* _TASK TO CARRY OUT_
Output the material exactly, but drop every image it holds.

* _DATA BLOCK_
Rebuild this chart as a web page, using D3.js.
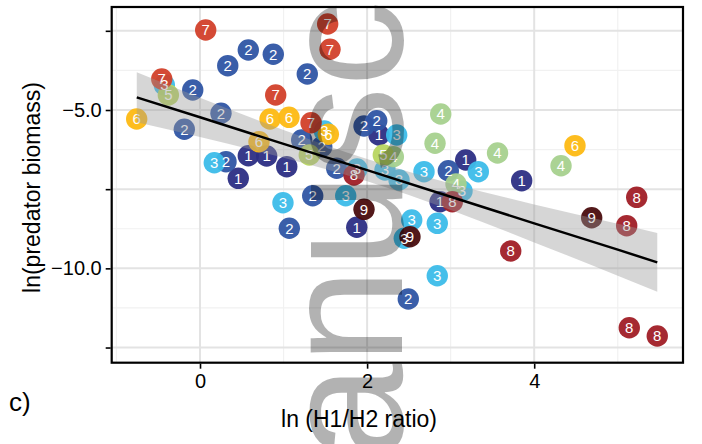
<!DOCTYPE html>
<html><head><meta charset="utf-8">
<script src="https://cdn.jsdelivr.net/npm/d3@7"></script>
<style>body{margin:0;background:#fff}svg{display:block}</style>
</head><body>
<svg id="chart" width="702" height="444"></svg>
<script>
// ---- axes / ticks ----
const xDomain = [-1.057, 5.781];
const yDomain = [-12.979, -1.748];
const xTicks = [0, 2, 4];
const xTickLabels = ["0", "2", "4"];
const xMinor = [-1, 1, 3, 5];
const yTicks = [-2.5, -5, -7.5, -10, -12.5];
const yTickLabels = ["", "\u22125.0", "", "\u221210.0", ""];
const yMinor = [-3.75, -6.25, -8.75, -11.25];

// ---- groups ----
const groupNames = ["1", "2", "3", "4", "5", "6", "7", "8", "9"];
const groupColors = ["#2c2e84", "#2f55a4", "#3cbce9", "#a6d18e", "#b8d660", "#fdb913", "#d2402a", "#a01d26", "#4a0d0e"];

const g1 = [[0.578,-6.443],[0.798,-6.452],[1.038,-6.790],[0.458,-7.157],[2.142,-5.789],[1.876,-8.704],[3.180,-6.579],[3.850,-7.232],[2.873,-7.896]];
const g2 = [[0.578,-3.105],[0.877,-3.241],[0.332,-3.601],[-0.087,-4.368],[1.284,-3.863],[0.251,-5.104],[-0.188,-5.609],[0.311,-6.632],[1.217,-5.947],[1.457,-6.159],[1.636,-6.841],[1.963,-5.505],[2.115,-5.338],[2.972,-6.917],[1.349,-7.706],[1.069,-8.735],[2.493,-10.968]];
const g3 = [[-0.427,-4.211],[0.171,-6.664],[1.488,-5.663],[1.879,-6.863],[2.354,-5.789],[2.214,-6.895],[2.382,-7.210],[2.681,-6.948],[3.331,-6.948],[3.136,-7.558],[0.993,-7.927],[1.744,-7.706],[2.534,-8.473],[2.840,-8.578],[2.445,-9.051],[2.840,-10.232]];
const g4 = [[2.881,-5.126],[2.813,-6.051],[3.561,-6.358],[4.321,-6.759],[3.064,-7.337],[2.314,-6.475]];
const g5 = [[-0.379,-4.526],[1.308,-6.421],[2.194,-6.421]];
const g6 = [[-0.758,-5.284],[0.838,-5.284],[1.065,-5.231],[0.706,-6.001],[1.536,-5.767],[4.488,-6.127]];
const g7 = [[0.068,-2.474],[-0.458,-4.021],[0.906,-4.526],[1.528,-2.284],[1.556,-3.083],[1.329,-5.401]];
const g8 = [[1.843,-7.052],[3.020,-7.896],[5.227,-7.757],[5.107,-8.653],[3.719,-9.452],[5.138,-11.874],[5.473,-12.136]];
const g9 = [[1.963,-8.136],[2.513,-9.001],[4.688,-8.401]];
const groupPoints = [g1, g2, g3, g4, g5, g6, g7, g8, g9];

// ---- fitted line and confidence band ----
const fitX     = [-0.757, 0, 1, 2, 3, 4, 5, 5.473];
const fitY     = [-4.60, -5.23, -6.07, -6.90, -7.74, -8.58, -9.41, -9.81];
const fitUpper = [-3.81, -4.61, -5.63, -6.55, -7.32, -7.98, -8.59, -8.88];
const fitLower = [-5.39, -5.85, -6.51, -7.25, -8.16, -9.18, -10.23, -10.74];

const FONT = "'Liberation Sans', Arial, sans-serif";
const svg = d3.select("#chart");
const P = {left: 111.7, right: 683, top: 7, bottom: 362.7};

const x = d3.scaleLinear().domain(xDomain).range([P.left, P.right]);
const y = d3.scaleLinear().domain(yDomain).range([P.bottom, P.top]);

const grid = svg.append("g");
grid.selectAll(".xm").data(xMinor).join("line")
  .attr("x1", d => x(d)).attr("x2", d => x(d)).attr("y1", P.top).attr("y2", P.bottom)
  .attr("stroke", "#f1f1f1").attr("stroke-width", 1.2);
grid.selectAll(".ym").data(yMinor).join("line").attr("class","ym")
  .attr("y1", d => y(d)).attr("y2", d => y(d)).attr("x1", P.left).attr("x2", P.right)
  .attr("stroke", "#f1f1f1").attr("stroke-width", 1.2);
grid.selectAll(".xM").data(xTicks).join("line").attr("class","xM")
  .attr("x1", d => x(d)).attr("x2", d => x(d)).attr("y1", P.top).attr("y2", P.bottom)
  .attr("stroke", "#e3e3e3").attr("stroke-width", 2);
grid.selectAll(".yM").data(yTicks).join("line").attr("class","yM")
  .attr("y1", d => y(d)).attr("y2", d => y(d)).attr("x1", P.left).attr("x2", P.right)
  .attr("stroke", "#e3e3e3").attr("stroke-width", 2);

// points
const pts = [];
groupPoints.forEach((arr, gi) => arr.forEach(p => pts.push({x: p[0], y: p[1], g: gi})));
svg.append("g").selectAll("circle").data(pts).join("circle")
  .attr("cx", d => x(d.x)).attr("cy", d => y(d.y)).attr("r", 10.7)
  .attr("fill", d => groupColors[d.g]).attr("fill-opacity", 0.95);
svg.append("g").selectAll("text").data(pts).join("text")
  .attr("x", d => x(d.x)).attr("y", d => y(d.y)).attr("dy", "0.36em")
  .attr("text-anchor", "middle").attr("fill", "#fff")
  .style("font-family", FONT).style("font-size", "15px")
  .text(d => groupNames[d.g]);

// band + line
const fit = fitX.map((v, i) => ({x: v, y: fitY[i], lo: fitLower[i], hi: fitUpper[i]}));
svg.append("path").datum(fit)
  .attr("d", d3.area().x(d => x(d.x)).y0(d => y(d.lo)).y1(d => y(d.hi)).curve(d3.curveMonotoneX))
  .attr("fill", "#999999").attr("fill-opacity", 0.4);
svg.append("path").datum(fit)
  .attr("d", d3.line().x(d => x(d.x)).y(d => y(d.y)))
  .attr("fill", "none").attr("stroke", "#000").attr("stroke-width", 2.5);

// panel border
svg.append("rect").attr("x", P.left).attr("y", P.top)
  .attr("width", P.right - P.left).attr("height", P.bottom - P.top)
  .attr("fill", "none").attr("stroke", "#000").attr("stroke-width", 2.2);

// axes
const ax = svg.append("g").attr("transform", `translate(0,${P.bottom + 1})`)
  .call(d3.axisBottom(x).tickValues(xTicks).tickFormat((d, i) => xTickLabels[i]).tickSize(5).tickPadding(5));
const ay = svg.append("g").attr("transform", `translate(${P.left - 1},0)`)
  .call(d3.axisLeft(y).tickValues(yTicks).tickFormat((d, i) => yTickLabels[i]).tickSize(5).tickPadding(4));
[ax, ay].forEach(a => {
  a.select(".domain").remove();
  a.selectAll("line").attr("stroke", "#000").attr("stroke-width", 1.6);
  a.selectAll("text").attr("fill", "#000").style("font-family", FONT).style("font-size", "20px");
});

// titles
svg.append("text").attr("x", 359).attr("y", 427).attr("text-anchor", "middle")
  .style("font-family", FONT).style("font-size", "23px").text("ln (H1/H2 ratio)");
svg.append("text").attr("transform", "translate(39.5,187.5) rotate(-90)").attr("text-anchor", "middle")
  .style("font-family", FONT).style("font-size", "23px").text("ln(predator biomass)");
svg.append("text").attr("x", 9).attr("y", 411)
  .style("font-family", FONT).style("font-size", "26px").text("c)");

// watermark
svg.append("text").attr("transform", "translate(402,603) rotate(-90)")
  .style("font-family", FONT).style("font-size", "172px")
  .attr("fill", "#000").attr("fill-opacity", 0.3).text("Manuscript");
</script>
</body></html>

* _SOLUTION BELOW_
Rebuild this chart as a web page, using D3.js.
<!DOCTYPE html>
<html><head><meta charset="utf-8">
<script src="https://cdn.jsdelivr.net/npm/d3@7"></script>
<style>body{margin:0;background:#fff}svg{display:block}</style>
</head><body>
<svg id="chart" width="702" height="444"></svg>
<script>
// ---- axes / ticks ----
const xDomain = [-1.057, 5.781];
const yDomain = [-12.979, -1.748];
const xTicks = [0, 2, 4];
const xTickLabels = ["0", "2", "4"];
const xMinor = [-1, 1, 3, 5];
const yTicks = [-2.5, -5, -7.5, -10, -12.5];
const yTickLabels = ["", "\u22125.0", "", "\u221210.0", ""];
const yMinor = [-3.75, -6.25, -8.75, -11.25];

// ---- groups ----
const groupNames = ["1", "2", "3", "4", "5", "6", "7", "8", "9"];
const groupColors = ["#2c2e84", "#2f55a4", "#3cbce9", "#a6d18e", "#b8d660", "#fdb913", "#d2402a", "#a01d26", "#4a0d0e"];

const g1 = [[0.578,-6.443],[0.798,-6.452],[1.038,-6.790],[0.458,-7.157],[2.142,-5.789],[1.876,-8.704],[3.180,-6.579],[3.850,-7.232],[2.873,-7.896]];
const g2 = [[0.578,-3.105],[0.877,-3.241],[0.332,-3.601],[-0.087,-4.368],[1.284,-3.863],[0.251,-5.104],[-0.188,-5.609],[0.311,-6.632],[1.217,-5.947],[1.457,-6.159],[1.636,-6.841],[1.963,-5.505],[2.115,-5.338],[2.972,-6.917],[1.349,-7.706],[1.069,-8.735],[2.493,-10.968]];
const g3 = [[-0.427,-4.211],[0.171,-6.664],[1.488,-5.663],[1.879,-6.863],[2.354,-5.789],[2.214,-6.895],[2.382,-7.210],[2.681,-6.948],[3.331,-6.948],[3.136,-7.558],[0.993,-7.927],[1.744,-7.706],[2.534,-8.473],[2.840,-8.578],[2.445,-9.051],[2.840,-10.232]];
const g4 = [[2.881,-5.126],[2.813,-6.051],[3.561,-6.358],[4.321,-6.759],[3.064,-7.337],[2.314,-6.475]];
const g5 = [[-0.379,-4.526],[1.308,-6.421],[2.194,-6.421]];
const g6 = [[-0.758,-5.284],[0.838,-5.284],[1.065,-5.231],[0.706,-6.001],[1.536,-5.767],[4.488,-6.127]];
const g7 = [[0.068,-2.474],[-0.458,-4.021],[0.906,-4.526],[1.528,-2.284],[1.556,-3.083],[1.329,-5.401]];
const g8 = [[1.843,-7.052],[3.020,-7.896],[5.227,-7.757],[5.107,-8.653],[3.719,-9.452],[5.138,-11.874],[5.473,-12.136]];
const g9 = [[1.963,-8.136],[2.513,-9.001],[4.688,-8.401]];
const groupPoints = [g1, g2, g3, g4, g5, g6, g7, g8, g9];

// ---- fitted line and confidence band ----
const fitX     = [-0.757, 0, 1, 2, 3, 4, 5, 5.473];
const fitY     = [-4.60, -5.23, -6.07, -6.90, -7.74, -8.58, -9.41, -9.81];
const fitUpper = [-3.81, -4.61, -5.63, -6.55, -7.32, -7.98, -8.59, -8.88];
const fitLower = [-5.39, -5.85, -6.51, -7.25, -8.16, -9.18, -10.23, -10.74];

const FONT = "'Liberation Sans', Arial, sans-serif";
const svg = d3.select("#chart");
const P = {left: 111.7, right: 683, top: 7, bottom: 362.7};

const x = d3.scaleLinear().domain(xDomain).range([P.left, P.right]);
const y = d3.scaleLinear().domain(yDomain).range([P.bottom, P.top]);

const grid = svg.append("g");
grid.selectAll(".xm").data(xMinor).join("line")
  .attr("x1", d => x(d)).attr("x2", d => x(d)).attr("y1", P.top).attr("y2", P.bottom)
  .attr("stroke", "#f1f1f1").attr("stroke-width", 1.2);
grid.selectAll(".ym").data(yMinor).join("line").attr("class","ym")
  .attr("y1", d => y(d)).attr("y2", d => y(d)).attr("x1", P.left).attr("x2", P.right)
  .attr("stroke", "#f1f1f1").attr("stroke-width", 1.2);
grid.selectAll(".xM").data(xTicks).join("line").attr("class","xM")
  .attr("x1", d => x(d)).attr("x2", d => x(d)).attr("y1", P.top).attr("y2", P.bottom)
  .attr("stroke", "#e3e3e3").attr("stroke-width", 2);
grid.selectAll(".yM").data(yTicks).join("line").attr("class","yM")
  .attr("y1", d => y(d)).attr("y2", d => y(d)).attr("x1", P.left).attr("x2", P.right)
  .attr("stroke", "#e3e3e3").attr("stroke-width", 2);

// points
const pts = [];
groupPoints.forEach((arr, gi) => arr.forEach(p => pts.push({x: p[0], y: p[1], g: gi})));
svg.append("g").selectAll("circle").data(pts).join("circle")
  .attr("cx", d => x(d.x)).attr("cy", d => y(d.y)).attr("r", 10.7)
  .attr("fill", d => groupColors[d.g]).attr("fill-opacity", 0.95);
svg.append("g").selectAll("text").data(pts).join("text")
  .attr("x", d => x(d.x)).attr("y", d => y(d.y)).attr("dy", "0.36em")
  .attr("text-anchor", "middle").attr("fill", "#fff")
  .style("font-family", FONT).style("font-size", "15px")
  .text(d => groupNames[d.g]);

// band + line
const fit = fitX.map((v, i) => ({x: v, y: fitY[i], lo: fitLower[i], hi: fitUpper[i]}));
svg.append("path").datum(fit)
  .attr("d", d3.area().x(d => x(d.x)).y0(d => y(d.lo)).y1(d => y(d.hi)).curve(d3.curveMonotoneX))
  .attr("fill", "#999999").attr("fill-opacity", 0.4);
svg.append("path").datum(fit)
  .attr("d", d3.line().x(d => x(d.x)).y(d => y(d.y)))
  .attr("fill", "none").attr("stroke", "#000").attr("stroke-width", 2.5);

// panel border
svg.append("rect").attr("x", P.left).attr("y", P.top)
  .attr("width", P.right - P.left).attr("height", P.bottom - P.top)
  .attr("fill", "none").attr("stroke", "#000").attr("stroke-width", 2.2);

// axes
const ax = svg.append("g").attr("transform", `translate(0,${P.bottom + 1})`)
  .call(d3.axisBottom(x).tickValues(xTicks).tickFormat((d, i) => xTickLabels[i]).tickSize(5).tickPadding(5));
const ay = svg.append("g").attr("transform", `translate(${P.left - 1},0)`)
  .call(d3.axisLeft(y).tickValues(yTicks).tickFormat((d, i) => yTickLabels[i]).tickSize(5).tickPadding(4));
[ax, ay].forEach(a => {
  a.select(".domain").remove();
  a.selectAll("line").attr("stroke", "#000").attr("stroke-width", 1.6);
  a.selectAll("text").attr("fill", "#000").style("font-family", FONT).style("font-size", "20px");
});

// titles
svg.append("text").attr("x", 359).attr("y", 427).attr("text-anchor", "middle")
  .style("font-family", FONT).style("font-size", "23px").text("ln (H1/H2 ratio)");
svg.append("text").attr("transform", "translate(39.5,187.5) rotate(-90)").attr("text-anchor", "middle")
  .style("font-family", FONT).style("font-size", "23px").text("ln(predator biomass)");
svg.append("text").attr("x", 9).attr("y", 411)
  .style("font-family", FONT).style("font-size", "26px").text("c)");

// watermark
svg.append("text").attr("transform", "translate(402,603) rotate(-90)")
  .style("font-family", FONT).style("font-size", "172px")
  .attr("fill", "#000").attr("fill-opacity", 0.3).text("Manuscript");
</script>
</body></html>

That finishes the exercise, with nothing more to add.